Ever wondered how Ethereum mining works? The process is not a whole lot different from Bitcoin mining (Read: “How Bitcoin Mining Works“). Contrary to popular belief, blockchain miners aren’t just people who dig up cryptocurrency tokens from the ether. Instead, miners fill the function of the intermediary which is absent on decentralized systems.
To understand the role of Ethereum miners, you have to imagine how a traditional financial institution wors. Banks and PayPal are made up of checks and balances that ensure no mistakes are made, and no fraud is committed. These organizations run everything from a central hub, and all transactions have to pass through this that hub.

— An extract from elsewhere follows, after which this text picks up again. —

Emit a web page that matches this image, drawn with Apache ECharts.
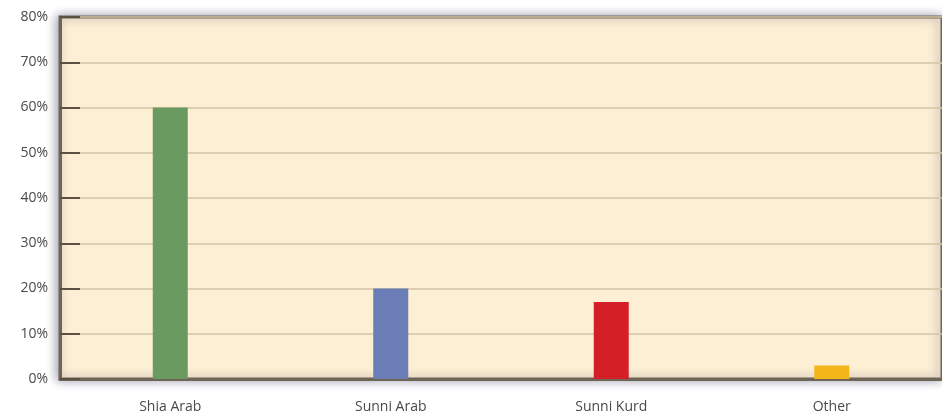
<!DOCTYPE html>
<html><head><meta charset="utf-8">
<script src="https://cdn.jsdelivr.net/npm/echarts@6/dist/echarts.min.js"></script>
<style>html,body{margin:0;padding:0;background:#fff}#c{width:942px;height:416px}</style>
</head><body><div id="c"></div>
<script>
const categories = ['Shia Arab', 'Sunni Arab', 'Sunni Kurd', 'Other'];
const values = [60, 20, 17, 3];
const barColors = ['#6a9a5f', '#6b7db6', '#d51f27', '#f2b61b'];
const yTicks = [0, 10, 20, 30, 40, 50, 60, 70, 80];

const chart = echarts.init(document.getElementById('c'));
chart.setOption({
  animation: false,
  grid: {
    left: 60, top: 17, width: 888, height: 362,
    show: true, backgroundColor: '#fdefd4',
    borderColor: '#6f6557', borderWidth: 3,
    shadowBlur: 10, shadowColor: 'rgba(60,60,100,0.45)', shadowOffsetX: -2, shadowOffsetY: 0
  },
  xAxis: {
    type: 'category', data: categories,
    axisLine: { lineStyle: { color: '#6f6557', width: 3 } },
    axisTick: { inside: true, length: 8, lineStyle: { color: '#4a4238', width: 1 } },
    axisLabel: { color: '#4a4a4a', fontSize: 14, fontFamily: 'Open Sans', margin: 21 },
    splitLine: { show: false }
  },
  yAxis: {
    type: 'value', min: yTicks[0], max: yTicks[yTicks.length - 1], interval: 10,
    axisLine: { show: true, lineStyle: { color: '#6f6557', width: 3 } },
    axisTick: { show: true, inside: true, length: 20, lineStyle: { color: '#5a5044', width: 2 } },
    axisLabel: { color: '#4a4a4a', fontSize: 14, fontFamily: 'Open Sans', margin: 12, formatter: '{value}%' },
    splitLine: { show: true, lineStyle: { color: '#d3c5a4', width: 1.5 } }
  },
  series: [{
    type: 'bar', barWidth: 35,
    data: values.map((v, i) => ({ value: v, itemStyle: { color: barColors[i] } }))
  }]
});
</script></body></html>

How Ethereum verifies changes
Blockchain eco-systems work differently. There is no middleman or intermediary to check if a transaction is legitimate. Instead, the network relies on miners to verify the network changes. Every time a transaction or change is made, multiple computers have to verify that change.
Let’s say ten computers have to verify a change that you make. If nine of the ten computers verify the change, but the tenth doesn’t, it’s easy to see which machine is making a mistake. This method of keeping records is far superior to the centralized models of banks. If the bank makes an error, then there is no one to correct it.
How Ethereum miners make money
Your bank would traditionally charge you for their services. The charges pay for their internal verification system. When you use Ethereum, you pay the miners for their verification services. Every change you make is recorded and organized into blocks on the blockchain. Each time a block is completed, the miners earn 5 ETC.
How does Ethereum mining work, then? All the changes you make when you use a dapp takes up space in the form of data — just like storing your photos on iCloud. Each data set can be compressed by creating a hash. A hash is a string of code that contains all the data — a bit like a zip file on your computer.
Ethereum miners compete to find the right hash for a particular block of data on the blockchain. Multiple miners can work on the same block simultaneously. Once a miner cracks the code and finds the hash, the other miners stop working on it. Only the miner who finds the correct hash is awarded the 5 ETC for the work.
From proof-of-work to proof-of-stake
The future of Ethereum mining is uncertain. Although the current system seems to work quite well, the team behind Etherum is working on a replacement. The current mining system is called proof-of-work. The name makes sense because only miners who can prove to have hashed a block of data are awarded Ether for their work.
However, proof-of-stake might be the future. This new method will see miners be made redundant in favor of Ether holders. Thus, proof-of-stake means that owners of Ether towns (who have a stake in the network) are the ones who reach a consensus.